◆ DATA PROVIDED
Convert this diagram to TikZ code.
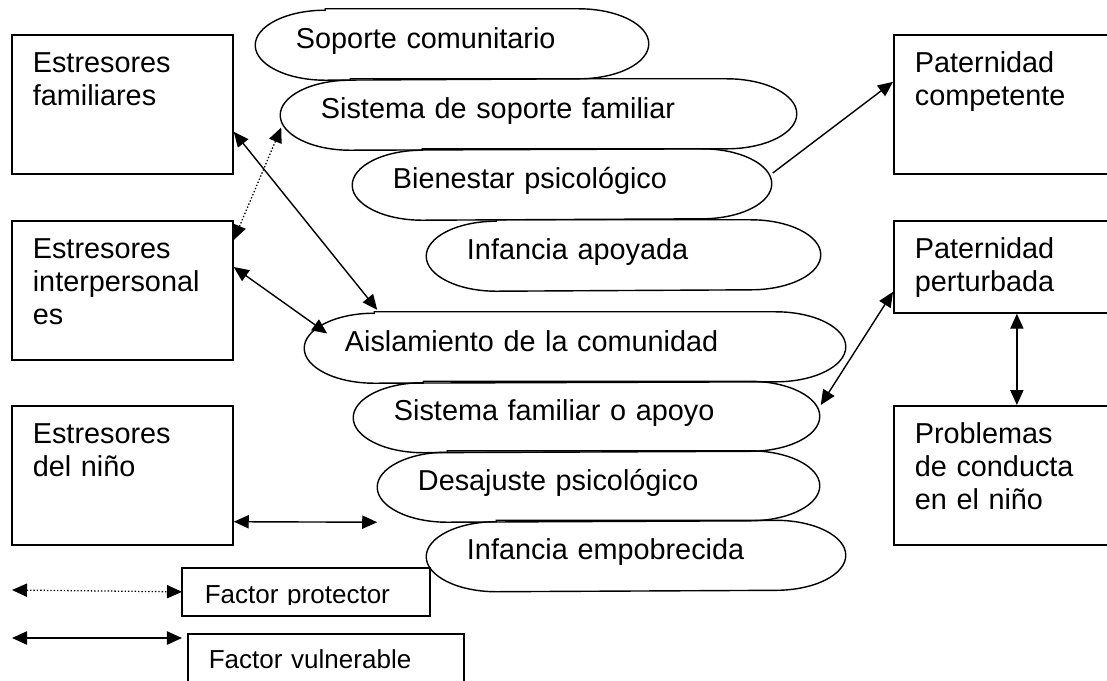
\documentclass[tikz,border=0pt]{standalone}
\usepackage{fontspec}
\setmainfont{Liberation Sans}
\usetikzlibrary{arrows.meta, calc}
\tikzset{>={Triangle[length=3.75mm, width=3.3mm]}}

\begin{document}
\begin{tikzpicture}[x=0.025cm, y=-0.025cm, line width=1pt, font=\fontsize{20.5pt}{23.5pt}\selectfont,
	capsule/.style={text width=#1, inner xsep=1cm, minimum height=1.75cm, align=left, text height=0.75em, text depth=0.25em},
	box/.style={draw, line width=1.2pt, anchor=north west, text width=#1, inner xsep=0.525cm, inner ysep=0pt, align=left, text height=0.95cm},
	small/.style={font=\fontsize{18.5pt}{22pt}\selectfont, text height=0.875cm},
	dots/.style={<->, line width=0.9pt, dash pattern=on 1pt off 1.4pt}]
	\useasboundingbox (0,0) rectangle (1107,680);
	\clip (0,0) rectangle (1107,680);

	\node[box=4.475cm, text depth=2.525cm] (fam) at (11,34) {Estresores\\familiares};
	\node[box=4.475cm, text depth=2.525cm] (inter) at (11,220) {Estresores\\interpersonal\\es};
	\node[box=4.475cm, text depth=2.525cm] (nino) at (11,405) {Estresores\\del niño};
	\node[box=5.1cm, text depth=2.525cm] (comp) at (893,34) {Paternidad\\competente};
	\node[box=5.1cm, text depth=1.35cm] (pert) at (893,220) {Paternidad\\perturbada};
	\node[box=5.1cm, text depth=2.525cm] (prob) at (893,405) {Problemas\\de conducta\\en el niño};

	\node[capsule=7.8cm] (sc) at (452,44.5) {Soporte comunitario};
	\node[capsule=10.875cm] (ssf) at (538.5,114.5) {Sistema de soporte familiar};
	\node[capsule=8.45cm] (bp) at (562,184.5) {Bienestar psicológico};
	\node[capsule=7.825cm] (ia) at (623.5,255.5) {Infancia apoyada};
	\node[capsule=11.5cm] (ac) at (575,347.5) {Aislamiento de la comunidad};
	\node[capsule=9.625cm] (sfa) at (586.5,417) {Sistema familiar o apoyo};
	\node[capsule=9.025cm] (dp) at (598.5,486.5) {Desajuste psicológico};
	\node[capsule=8.45cm] (ie) at (636,556) {Infancia empobrecida};
	% rounded outlines
	\foreach \n in {sc,ssf,bp,ia,ac,sfa,dp,ie}
		\draw ($(\n.north west)+(70,0)$) -- ($(\n.north east)+(-70,0)$)
			arc[start angle=90, end angle=-90, x radius=1.75cm, y radius=0.875cm]
			-- ($(\n.south west)+(70,0)$)
			arc[start angle=270, end angle=90, x radius=1.75cm, y radius=0.875cm] -- cycle;

	\draw [<->]($(fam.south east)+(0,-43)$) -- ($(ac.north west)+(73,-2)$);
	\draw [dots]($(inter.north east)+(0,20)$) -- ($(ssf.west)+(1,13)$);
	\draw [<->]($(inter.north east)+(0,47)$) -- ($(ac.west)+(23,-14)$);
	\draw [<->]($(nino.south east)+(0,-24)$) -- (dp.south west);
	\draw [->]($(bp.east)+(1,-11.5)$) -- ($(comp.west)+(0,-22.5)$);
	\draw [<->]($(sfa.east)+(1,-12)$) -- ($(pert.west)+(0,25)$);
	\draw [<->](pert.south) -- (prob.north);

	% legend
	\coordinate (lp) at (12,590);
	\coordinate (lv) at (12,638);
	\begin{scope}
		\clip (182,568) rectangle (428,604);
		\node[box=5.05cm, small, draw=none, inner xsep=0.55cm, text depth=0.275cm] (prot) at (182,568) {Factor protector};
	\end{scope}
	\draw [line width=1.2pt](prot.north west) rectangle (prot.south east);
	\node[box=5.85cm, small, text depth=0.625cm] (vuln) at (187,633) {Factor vulnerable};
	\draw [dots](lp) -- (prot.west);
	\draw [<->](lv) -- ($(vuln.north west)+(-5,5)$);
\end{tikzpicture}
\end{document}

◆ GOAL
Please quote the lines of the material, beginning with the first and ending with the one that contains "text depth=2.525cm] (prob)", exactly as written and without any pictures.

◆ TASK RESULT
Convert this diagram to TikZ code.
\documentclass[tikz,border=0pt]{standalone}
\usepackage{fontspec}
\setmainfont{Liberation Sans}
\usetikzlibrary{arrows.meta, calc}
\tikzset{>={Triangle[length=3.75mm, width=3.3mm]}}

\begin{document}
\begin{tikzpicture}[x=0.025cm, y=-0.025cm, line width=1pt, font=\fontsize{20.5pt}{23.5pt}\selectfont,
	capsule/.style={text width=#1, inner xsep=1cm, minimum height=1.75cm, align=left, text height=0.75em, text depth=0.25em},
	box/.style={draw, line width=1.2pt, anchor=north west, text width=#1, inner xsep=0.525cm, inner ysep=0pt, align=left, text height=0.95cm},
	small/.style={font=\fontsize{18.5pt}{22pt}\selectfont, text height=0.875cm},
	dots/.style={<->, line width=0.9pt, dash pattern=on 1pt off 1.4pt}]
	\useasboundingbox (0,0) rectangle (1107,680);
	\clip (0,0) rectangle (1107,680);

	\node[box=4.475cm, text depth=2.525cm] (fam) at (11,34) {Estresores\\familiares};
	\node[box=4.475cm, text depth=2.525cm] (inter) at (11,220) {Estresores\\interpersonal\\es};
	\node[box=4.475cm, text depth=2.525cm] (nino) at (11,405) {Estresores\\del niño};
	\node[box=5.1cm, text depth=2.525cm] (comp) at (893,34) {Paternidad\\competente};
	\node[box=5.1cm, text depth=1.35cm] (pert) at (893,220) {Paternidad\\perturbada};
	\node[box=5.1cm, text depth=2.525cm] (prob) at (893,405) {Problemas\\de conducta\\en el niño};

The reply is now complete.